個人情報の漏洩がメディアで多く報じられる昨今、マイナンバーの漏洩も近い将来起こると考えられています。これは、他国に比べ日本が情報資産に対してのセキュリティ意識が乏しいことが理由です。一度の情報漏洩で経営が困難となってしまうような事例を目の当たりにしてもなお、「うちの会社は大丈夫だろう」と現状を見ようとしない経営層は実に多いのです。
今回は万が一マイナンバーが漏洩した場合の、企業側への実質的被害「損害賠償」に着目し、企業が考えておくべき管理責任について考えてみたいと思います。
マイナンバー漏洩で発生する金額は?
マイナンバーの漏洩により企業が負担する可能性が高い費用について考えてみましょう。
マイナンバー再発行手数料
まず、マイナンバー漏洩が起こった場合に、必ず発生するであろう金額が「マイナンバーの再発行手数料500円(1件)」です。漏洩の原因が“企業での管理体制不備”であるならば、この再発行手数料は企業側が負担すべき金額です。
漏洩件数が多ければ、その分再発行にかかる費用は莫大となります。また、再発行に関する手続き等を担う部署を新たに設置するなど、人件費もコストとなるでしょう。
具体的な再発行手続きの流れは下記です。
企業側
- 警察へ届け出
- 届け出の受領番号が記された漏洩(紛失)証明書を発行してもらう
- 所有者へカード再発行手数料振込先を確認
- 賠償の準備
- 上記内容を所有者へ通知し、再発行手続き完了までをサポート
マイナンバー所有者(漏洩被害者)
- 自治体窓口での変更手続き
- カード再発行申請
- カード再発行手数料500円の支払い
- 変更したマイナンバーを会社等へ申請(必要であれば)
漏洩による損害賠償金
次に損害賠償金が発生すると考えられます。
しかし、2016年12月時点でマイナンバーの漏洩は確認されていませんので、実際の損害賠償金額に関しては“未知”としか言いようがありません。現実的に予測をしてみたいと思います。
番号のみの漏洩であれば少額で済む
損害賠償では、マイナンバーが漏れたことによる被害・損害を基に具体的な金額が算出されますが、番号のみの流出では金銭が盗み取られる被害は起こり得ませんので、そこまで高額な損害賠償金は発生しないと考えられます。

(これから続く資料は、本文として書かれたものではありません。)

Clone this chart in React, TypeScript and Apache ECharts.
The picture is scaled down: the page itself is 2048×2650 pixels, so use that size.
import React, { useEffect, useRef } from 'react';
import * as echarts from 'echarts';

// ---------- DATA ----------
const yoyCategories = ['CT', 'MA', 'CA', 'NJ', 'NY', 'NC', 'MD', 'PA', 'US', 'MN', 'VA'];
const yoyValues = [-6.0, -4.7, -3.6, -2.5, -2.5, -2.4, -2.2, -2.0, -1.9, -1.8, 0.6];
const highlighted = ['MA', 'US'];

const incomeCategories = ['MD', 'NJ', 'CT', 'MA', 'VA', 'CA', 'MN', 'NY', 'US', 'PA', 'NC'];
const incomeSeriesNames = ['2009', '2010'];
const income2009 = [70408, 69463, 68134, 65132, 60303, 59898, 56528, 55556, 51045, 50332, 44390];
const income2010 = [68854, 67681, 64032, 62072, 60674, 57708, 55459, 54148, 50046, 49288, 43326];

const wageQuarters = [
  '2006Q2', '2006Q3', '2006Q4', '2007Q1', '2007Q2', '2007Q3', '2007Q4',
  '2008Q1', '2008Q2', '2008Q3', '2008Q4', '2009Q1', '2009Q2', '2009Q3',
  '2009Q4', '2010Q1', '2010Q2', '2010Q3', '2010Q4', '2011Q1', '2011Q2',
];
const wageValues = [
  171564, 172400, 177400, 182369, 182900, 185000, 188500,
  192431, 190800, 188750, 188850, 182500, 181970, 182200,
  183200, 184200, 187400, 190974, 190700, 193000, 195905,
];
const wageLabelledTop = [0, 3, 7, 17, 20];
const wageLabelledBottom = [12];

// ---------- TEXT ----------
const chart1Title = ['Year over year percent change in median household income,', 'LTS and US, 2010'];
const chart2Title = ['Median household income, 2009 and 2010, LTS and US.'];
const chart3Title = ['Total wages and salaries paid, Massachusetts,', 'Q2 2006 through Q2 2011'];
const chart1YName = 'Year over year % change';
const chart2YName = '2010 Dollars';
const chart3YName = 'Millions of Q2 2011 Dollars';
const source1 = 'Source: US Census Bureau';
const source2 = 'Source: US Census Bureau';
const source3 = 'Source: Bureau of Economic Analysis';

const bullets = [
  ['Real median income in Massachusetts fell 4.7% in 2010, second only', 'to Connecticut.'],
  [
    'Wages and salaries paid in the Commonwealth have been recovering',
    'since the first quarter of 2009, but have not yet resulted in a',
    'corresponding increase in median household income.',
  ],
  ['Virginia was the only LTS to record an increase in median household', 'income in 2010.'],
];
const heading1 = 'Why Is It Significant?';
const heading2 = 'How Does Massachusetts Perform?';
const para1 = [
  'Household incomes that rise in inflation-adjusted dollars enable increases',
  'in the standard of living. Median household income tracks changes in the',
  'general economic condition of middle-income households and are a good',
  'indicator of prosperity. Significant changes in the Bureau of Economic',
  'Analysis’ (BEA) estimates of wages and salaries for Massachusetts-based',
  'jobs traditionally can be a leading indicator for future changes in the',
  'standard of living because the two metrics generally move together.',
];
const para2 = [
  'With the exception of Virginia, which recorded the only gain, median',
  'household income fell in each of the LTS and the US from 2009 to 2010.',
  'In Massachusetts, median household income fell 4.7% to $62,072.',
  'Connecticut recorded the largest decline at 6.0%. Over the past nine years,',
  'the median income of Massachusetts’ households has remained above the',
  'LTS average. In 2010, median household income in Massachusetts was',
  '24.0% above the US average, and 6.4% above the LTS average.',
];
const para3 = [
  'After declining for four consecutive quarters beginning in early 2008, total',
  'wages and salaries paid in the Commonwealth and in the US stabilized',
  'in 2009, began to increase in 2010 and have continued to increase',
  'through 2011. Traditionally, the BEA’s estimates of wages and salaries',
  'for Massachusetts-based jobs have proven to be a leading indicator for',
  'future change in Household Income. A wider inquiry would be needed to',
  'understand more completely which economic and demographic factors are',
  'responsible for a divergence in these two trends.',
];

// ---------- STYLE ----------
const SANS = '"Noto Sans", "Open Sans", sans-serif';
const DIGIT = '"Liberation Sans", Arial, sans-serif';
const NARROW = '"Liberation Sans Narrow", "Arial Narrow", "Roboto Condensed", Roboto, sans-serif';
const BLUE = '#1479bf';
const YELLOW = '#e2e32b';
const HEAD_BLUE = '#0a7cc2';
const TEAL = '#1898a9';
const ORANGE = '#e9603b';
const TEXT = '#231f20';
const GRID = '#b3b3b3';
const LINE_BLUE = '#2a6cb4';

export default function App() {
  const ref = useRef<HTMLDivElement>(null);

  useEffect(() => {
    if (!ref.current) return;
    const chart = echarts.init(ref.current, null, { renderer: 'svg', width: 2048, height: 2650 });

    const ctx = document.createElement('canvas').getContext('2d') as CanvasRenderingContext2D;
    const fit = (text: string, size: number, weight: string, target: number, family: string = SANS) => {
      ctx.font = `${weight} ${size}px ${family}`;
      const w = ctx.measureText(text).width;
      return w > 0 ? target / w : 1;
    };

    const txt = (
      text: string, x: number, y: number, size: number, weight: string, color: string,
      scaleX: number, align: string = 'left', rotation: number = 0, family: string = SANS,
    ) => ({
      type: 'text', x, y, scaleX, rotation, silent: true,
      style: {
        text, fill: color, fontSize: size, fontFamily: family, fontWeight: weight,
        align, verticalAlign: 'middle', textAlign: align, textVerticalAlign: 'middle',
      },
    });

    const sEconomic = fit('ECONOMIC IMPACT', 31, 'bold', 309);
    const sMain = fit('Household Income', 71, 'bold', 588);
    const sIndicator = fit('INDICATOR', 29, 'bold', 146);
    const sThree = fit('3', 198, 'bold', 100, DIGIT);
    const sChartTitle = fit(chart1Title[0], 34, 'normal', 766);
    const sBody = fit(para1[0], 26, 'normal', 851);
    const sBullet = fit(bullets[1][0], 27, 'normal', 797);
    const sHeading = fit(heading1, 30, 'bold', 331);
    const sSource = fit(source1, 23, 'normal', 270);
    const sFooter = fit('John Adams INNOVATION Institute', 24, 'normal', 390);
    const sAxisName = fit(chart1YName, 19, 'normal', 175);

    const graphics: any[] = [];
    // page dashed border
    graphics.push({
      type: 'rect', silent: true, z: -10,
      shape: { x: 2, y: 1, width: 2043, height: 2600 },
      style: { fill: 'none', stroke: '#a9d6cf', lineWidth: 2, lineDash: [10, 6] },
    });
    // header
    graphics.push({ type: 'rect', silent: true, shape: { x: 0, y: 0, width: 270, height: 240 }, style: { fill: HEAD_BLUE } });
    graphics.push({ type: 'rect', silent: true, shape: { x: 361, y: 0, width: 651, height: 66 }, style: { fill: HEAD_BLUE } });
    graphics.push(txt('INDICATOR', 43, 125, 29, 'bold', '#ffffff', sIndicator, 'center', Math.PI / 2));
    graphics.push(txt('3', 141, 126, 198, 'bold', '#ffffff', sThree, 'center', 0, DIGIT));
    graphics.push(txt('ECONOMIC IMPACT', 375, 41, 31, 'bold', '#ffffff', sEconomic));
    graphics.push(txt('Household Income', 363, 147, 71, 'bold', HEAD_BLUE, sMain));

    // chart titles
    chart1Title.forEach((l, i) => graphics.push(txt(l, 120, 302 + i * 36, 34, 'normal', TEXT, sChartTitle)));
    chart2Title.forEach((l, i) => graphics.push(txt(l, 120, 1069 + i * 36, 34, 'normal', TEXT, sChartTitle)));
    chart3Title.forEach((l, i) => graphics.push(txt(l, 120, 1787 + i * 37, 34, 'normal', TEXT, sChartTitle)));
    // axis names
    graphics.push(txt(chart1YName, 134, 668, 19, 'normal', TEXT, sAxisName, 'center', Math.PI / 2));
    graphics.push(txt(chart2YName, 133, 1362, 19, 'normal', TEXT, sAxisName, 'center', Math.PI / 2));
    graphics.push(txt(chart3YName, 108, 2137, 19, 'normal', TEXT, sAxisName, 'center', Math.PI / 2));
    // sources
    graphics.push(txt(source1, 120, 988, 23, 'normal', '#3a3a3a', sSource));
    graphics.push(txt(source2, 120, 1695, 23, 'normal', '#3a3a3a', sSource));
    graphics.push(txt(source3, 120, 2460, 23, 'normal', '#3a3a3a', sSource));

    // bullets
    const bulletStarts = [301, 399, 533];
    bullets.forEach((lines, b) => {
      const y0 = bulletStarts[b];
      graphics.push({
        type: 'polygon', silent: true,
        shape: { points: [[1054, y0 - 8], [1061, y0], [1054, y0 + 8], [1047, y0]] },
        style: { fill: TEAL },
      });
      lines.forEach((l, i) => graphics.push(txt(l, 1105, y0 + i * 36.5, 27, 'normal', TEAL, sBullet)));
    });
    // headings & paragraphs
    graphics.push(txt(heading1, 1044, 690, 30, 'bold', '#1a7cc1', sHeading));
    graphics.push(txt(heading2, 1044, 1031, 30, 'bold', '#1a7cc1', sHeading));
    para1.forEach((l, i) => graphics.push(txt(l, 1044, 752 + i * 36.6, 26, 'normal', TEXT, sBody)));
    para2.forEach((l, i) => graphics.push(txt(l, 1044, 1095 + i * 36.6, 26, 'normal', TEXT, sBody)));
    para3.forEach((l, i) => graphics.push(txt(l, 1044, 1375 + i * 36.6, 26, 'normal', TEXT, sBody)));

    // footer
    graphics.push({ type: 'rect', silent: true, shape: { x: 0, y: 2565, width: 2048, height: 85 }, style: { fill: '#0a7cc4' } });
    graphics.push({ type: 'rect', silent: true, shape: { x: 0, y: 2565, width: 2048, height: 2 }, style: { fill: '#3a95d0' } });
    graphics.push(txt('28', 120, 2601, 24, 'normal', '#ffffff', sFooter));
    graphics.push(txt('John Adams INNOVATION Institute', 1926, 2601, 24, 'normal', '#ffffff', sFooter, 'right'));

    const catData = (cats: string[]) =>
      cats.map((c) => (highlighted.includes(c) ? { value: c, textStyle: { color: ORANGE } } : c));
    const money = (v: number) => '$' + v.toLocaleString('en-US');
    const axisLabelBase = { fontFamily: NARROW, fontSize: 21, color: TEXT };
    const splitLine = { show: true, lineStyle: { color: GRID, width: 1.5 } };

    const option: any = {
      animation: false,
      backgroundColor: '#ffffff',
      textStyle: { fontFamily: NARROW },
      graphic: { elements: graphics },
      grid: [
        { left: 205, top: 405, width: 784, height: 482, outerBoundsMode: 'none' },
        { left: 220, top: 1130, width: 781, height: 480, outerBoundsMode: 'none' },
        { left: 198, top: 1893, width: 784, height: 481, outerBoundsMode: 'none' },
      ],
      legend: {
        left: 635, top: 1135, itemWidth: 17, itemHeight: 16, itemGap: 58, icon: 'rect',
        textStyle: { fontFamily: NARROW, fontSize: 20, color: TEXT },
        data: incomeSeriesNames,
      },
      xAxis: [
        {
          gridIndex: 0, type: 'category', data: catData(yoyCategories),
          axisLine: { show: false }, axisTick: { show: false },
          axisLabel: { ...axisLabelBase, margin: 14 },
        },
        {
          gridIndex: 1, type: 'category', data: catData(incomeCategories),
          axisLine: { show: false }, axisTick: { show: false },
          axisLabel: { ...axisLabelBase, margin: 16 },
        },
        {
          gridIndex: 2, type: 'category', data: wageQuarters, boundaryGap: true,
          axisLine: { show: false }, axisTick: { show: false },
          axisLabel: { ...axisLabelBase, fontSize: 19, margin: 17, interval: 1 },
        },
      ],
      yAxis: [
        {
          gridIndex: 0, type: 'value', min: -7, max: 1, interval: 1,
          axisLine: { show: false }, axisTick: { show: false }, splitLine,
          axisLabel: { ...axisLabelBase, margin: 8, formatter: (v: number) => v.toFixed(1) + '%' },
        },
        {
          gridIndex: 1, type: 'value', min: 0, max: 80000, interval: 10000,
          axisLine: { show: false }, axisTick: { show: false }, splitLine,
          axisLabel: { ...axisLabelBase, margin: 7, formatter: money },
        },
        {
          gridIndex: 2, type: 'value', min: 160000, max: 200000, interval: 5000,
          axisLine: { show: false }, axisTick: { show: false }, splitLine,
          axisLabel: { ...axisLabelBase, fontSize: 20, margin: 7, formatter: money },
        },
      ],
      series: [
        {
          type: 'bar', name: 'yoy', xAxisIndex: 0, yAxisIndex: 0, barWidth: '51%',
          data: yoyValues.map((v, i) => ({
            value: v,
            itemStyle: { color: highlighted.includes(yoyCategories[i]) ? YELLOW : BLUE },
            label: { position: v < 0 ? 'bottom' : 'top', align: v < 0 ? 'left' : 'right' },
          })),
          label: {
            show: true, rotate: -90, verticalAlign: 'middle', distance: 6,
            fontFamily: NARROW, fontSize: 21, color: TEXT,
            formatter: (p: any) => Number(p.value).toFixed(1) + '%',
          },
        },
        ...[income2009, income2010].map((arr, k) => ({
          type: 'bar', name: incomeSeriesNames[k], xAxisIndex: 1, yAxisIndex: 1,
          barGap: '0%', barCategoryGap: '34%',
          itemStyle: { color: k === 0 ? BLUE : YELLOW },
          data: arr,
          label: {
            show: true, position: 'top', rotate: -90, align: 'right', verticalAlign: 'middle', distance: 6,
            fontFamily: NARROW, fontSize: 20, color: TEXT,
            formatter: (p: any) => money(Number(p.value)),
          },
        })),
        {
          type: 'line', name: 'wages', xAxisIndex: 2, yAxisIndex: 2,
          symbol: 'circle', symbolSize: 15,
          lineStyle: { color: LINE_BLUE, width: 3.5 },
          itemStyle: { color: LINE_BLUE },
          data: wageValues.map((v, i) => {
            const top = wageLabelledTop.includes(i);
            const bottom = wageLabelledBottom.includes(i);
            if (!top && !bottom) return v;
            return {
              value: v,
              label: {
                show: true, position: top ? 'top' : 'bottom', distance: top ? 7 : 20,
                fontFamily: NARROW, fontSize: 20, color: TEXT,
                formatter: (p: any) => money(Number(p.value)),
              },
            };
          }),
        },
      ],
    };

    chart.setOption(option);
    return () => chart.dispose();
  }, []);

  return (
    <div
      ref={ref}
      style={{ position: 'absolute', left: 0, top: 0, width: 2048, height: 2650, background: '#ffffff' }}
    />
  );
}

再発行費用を企業が負担するのであれば、損害賠償は0円となることが大半と思われますが、ケースによっては、再発行手続きに対する“お詫び”として500円程度の金券送付などが考えられます。
その他個人情報と合わさると高額になる可能性も
マイナンバーと共にその他の個人情報も漏洩してしまった場合は、話が変わります。
- 氏名
- 住所
- 性別
- 生年月日
上記、基本四情報と合わさってマイナンバーが漏洩した場合は、1万円~3万円の損害賠償金が発生すると考えられます。
これは、マイナンバーが他の個人情報と結びつき詐欺などに悪用される危険性が高まる為です。個人情報の売買を行う「名簿屋」で含まれる情報が多い分高値で取引される傾向がありますので、漏洩した情報の種類によって損害賠償金額は増減するのです。
参考マイナンバーが流出した場合の賠償額はいくら?たちばな総合法律事務所
リスクを想定した管理責任が求められる
再発行手数料や損害賠償金は1件当たりで考えると、そこまで負担に感じないかもしれません。しかし、従業員数によっては深刻な損害となるでしょう。
企業には、情報を預かる者としての「管理責任」が求められます。これは、管理業務を「外部委託」した場合も無くなりません。情報を預かった者は、管理・運用における「リスク」を洗い出し、それら全てに対応する管理策を講じる責任があるのです。
外部委託に関する参考記事
管理策についての参考記事
まとめ
また今後のさらなるIoT化により、セキュリティリスクは多様化していくでしょう。2020年の東京オリンピックに向け、海外からのサイバー攻撃は現在よりも過激になっていくかもしれません。
「うちの会社は大丈夫」と言える具体的根拠を提示できるよう、情報資産のセキュリティについて真剣に考えるべき時代なのです。